Visualization Example¶

# Plot 1: Scree plot
fig, (ax1, ax2) = plt.subplots(1, 2, figsize=(12, 4))

# Variance explained by each component
ax1.plot(range(1, len(pca.explained_variance_ratio_) + 1),
         pca.explained_variance_ratio_, 'o-', linewidth=2, markersize=6)
ax1.set_xlabel('Principal Component')
ax1.set_ylabel('Variance Explained')
ax1.set_title('Scree Plot')
ax1.grid(True, alpha=0.3)

# Cumulative variance
ax2.plot(range(1, len(cumsum_var) + 1), cumsum_var, 'o-', linewidth=2, markersize=6)
ax2.axhline(0.9, color='red', linestyle='--', label='90% threshold')
ax2.set_xlabel('Number of Components')
ax2.set_ylabel('Cumulative Variance Explained')
ax2.set_title('Cumulative Variance Explained')
ax2.legend()
ax2.grid(True, alpha=0.3)

plt.tight_layout()
plt.show()

# Plot 2: CV error vs number of components
fig, ax = plt.subplots(figsize=(10, 6))
ax.plot(range(1, len(mse_scores) + 1), np.sqrt(mse_scores), 'o-', linewidth=2, markersize=6)
ax.axvline(M_opt, color='red', linestyle='--', label=f'Optimal M = {M_opt}')
ax.set_xlabel('Number of Components (M)')
ax.set_ylabel('CV RMSE')
ax.set_title('Cross-Validation Error vs Number of Components')
ax.legend()
ax.grid(True, alpha=0.3)
plt.tight_layout()
plt.show()

When to Use PCR¶

PCR is a good choice when:

Multicollinearity is severe — Components are uncorrelated
\(p\) is very large — Dimensionality reduction needed
\(p > n\) — OLS is infeasible; PCR makes regression possible
Interpretability of original features is not critical — Willing to work with components
Prediction accuracy is the primary goal — Doesn't require understanding individual features

Consider alternatives if: - Feature selection is important — Use Lasso or elastic net instead - Interpretability is critical — Linear regression with a subset of features may be preferable - PLS might work better — If the goal is prediction (PLS uses the response in component construction)
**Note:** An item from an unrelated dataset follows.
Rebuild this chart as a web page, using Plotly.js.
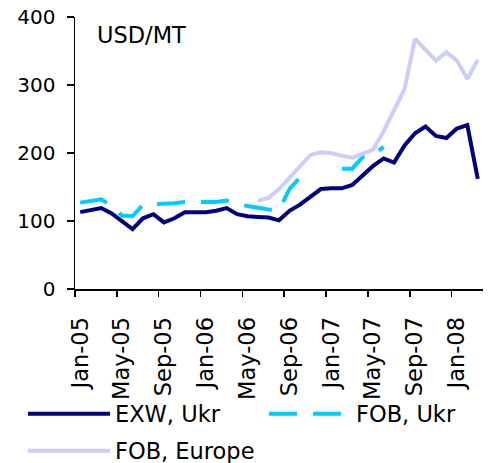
<!DOCTYPE html>
<html>
<head>
<meta charset="utf-8">
<script src="https://cdn.plot.ly/plotly-3.0.1.min.js"></script>
<style>
  html, body { margin: 0; padding: 0; background: #fff; }
  #chart { width: 488px; height: 463px; }
</style>
</head>
<body>
<div id="chart"></div>
<script>
// Monthly categories, Jan-05 .. Mar-08
const months = [
  'Jan-05','Feb-05','Mar-05','Apr-05','May-05','Jun-05','Jul-05','Aug-05','Sep-05','Oct-05','Nov-05','Dec-05',
  'Jan-06','Feb-06','Mar-06','Apr-06','May-06','Jun-06','Jul-06','Aug-06','Sep-06','Oct-06','Nov-06','Dec-06',
  'Jan-07','Feb-07','Mar-07','Apr-07','May-07','Jun-07','Jul-07','Aug-07','Sep-07','Oct-07','Nov-07','Dec-07',
  'Jan-08','Feb-08','Mar-08'
];
const tickLabels = ['Jan-05','May-05','Sep-05','Jan-06','May-06','Sep-06','Jan-07','May-07','Sep-07','Jan-08'];

const exwUkr = [113,116,119,111,99,88,104,110,98,104,113,113,
                113,115,119,110,107,106,105,101,115,124,135,147,
                148,148,153,168,181,192,186,211,229,239,225,222,
                236,241,162];
const fobUkr = [127,130,132,122,108,107,124,125,125,126,128,128,
                127,128,130,125,122,119,117,116,147,164,171,null,
                null,177,177,194,197,209,null,null,null,null,null,null,
                null,null,null];
const fobEurope = [null,null,null,null,null,null,null,null,null,null,null,null,
                   null,null,null,null,null,130,134,147,163,180,197,201,
                   200,196,193,199,205,232,262,294,368,352,336,348,
                   336,309,337];

const seriesNames = ['EXW, Ukr','FOB, Ukr','FOB, Europe'];

const idx = months.map((m, i) => i);
const tickPos = tickLabels.map(l => months.indexOf(l));
const boundaryPos = tickPos.map(p => p - 0.5);

const font = 'DejaVu Sans, Verdana, sans-serif';

const traces = [
  { x: idx, y: exwUkr, name: seriesNames[0], type: 'scatter', mode: 'lines',
    line: { color: '#000080', width: 4 }, legend: 'legend', text: months },
  { x: idx, y: fobUkr, name: seriesNames[1], type: 'scatter', mode: 'lines',
    line: { color: '#00CCFF', width: 4, dash: '28px,16px' }, connectgaps: false, legend: 'legend2', text: months },
  { x: idx, y: fobEurope, name: seriesNames[2], type: 'scatter', mode: 'lines',
    line: { color: '#CCCCFF', width: 4 }, legend: 'legend3', text: months }
];

const legendBase = {
  orientation: 'h', xanchor: 'left', yanchor: 'middle',
  font: { family: font, size: 22.5, color: '#000' }, itemwidth: 82,
  bgcolor: 'rgba(0,0,0,0)', borderwidth: 0
};

const layout = {
  width: 488, height: 463,
  margin: { l: 75, r: 5, t: 17, b: 174, autoexpand: false },
  paper_bgcolor: '#fff', plot_bgcolor: '#fff',
  font: { family: font, size: 20, color: '#000' },
  showlegend: true,
  xaxis: {
    type: 'linear', range: [-0.5, 38.5], fixedrange: true,
    tickmode: 'array', tickvals: tickPos, ticktext: tickLabels,
    ticks: '', tickangle: -90, tickfont: { family: font, size: 22.5 },
    ticklabelstandoff: 17,
    showline: true, linecolor: '#000', linewidth: 2,
    showgrid: false, zeroline: false,
    minor: { tickmode: 'array', tickvals: boundaryPos, ticks: 'outside', ticklen: 6, tickwidth: 1.5, tickcolor: '#000', showgrid: false }
  },
  yaxis: {
    range: [0, 400], dtick: 100, tick0: 0, fixedrange: true,
    ticks: 'outside', ticklen: 7, tickwidth: 1.5, tickcolor: '#000',
    ticklabelstandoff: 7,
    showline: true, linecolor: '#000', linewidth: 1.5,
    showgrid: false, zeroline: false,
    tickfont: { family: font, size: 20 }
  },
  legend: Object.assign({}, legendBase, { x: -0.1275, y: -0.4596 }),
  legend2: Object.assign({}, legendBase, { x: 0.4632, y: -0.4596 }),
  legend3: Object.assign({}, legendBase, { x: -0.1275, y: -0.5956 }),
  annotations: [
    { text: 'USD/MT', xref: 'paper', yref: 'paper', x: 0.049, y: 0.934, xanchor: 'left', yanchor: 'middle',
      showarrow: false, font: { family: font, size: 22.5, color: '#000' } }
  ]
};

Plotly.newPlot('chart', traces, layout, { displayModeBar: false, staticPlot: true });
</script>
</body>
</html>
Comparison with Other Methods¶

Method	Multicollinearity	Feature Selection	Interpretability	When to Use
OLS	Poor	No	High	Small \(p\), low correlation
Ridge	Good	No	High	Moderate \(p\), moderate correlation
Lasso	Good	Yes	High	Feature selection important
Elastic Net	Good	Yes	High	Balance of Ridge + Lasso
PCR	Excellent	No	Low	Large \(p\) or \(p > n\)
PLS	Excellent	No	Low	Large \(p\), prediction focus

Summary¶

Principal Components Regression combines the unsupervised dimensionality reduction of PCA with linear regression:

Standardize predictors
Extract principal components (linear combinations of predictors)
Select the number of components \(M\) via cross-validation
Regress response on the first \(M\) components

PCR effectively addresses multicollinearity and high-dimensionality, making it valuable for prediction in challenging settings where \(p\) is large or correlation among predictors is severe. However, the loss of interpretability and unsupervised nature of component selection are trade-offs to consider.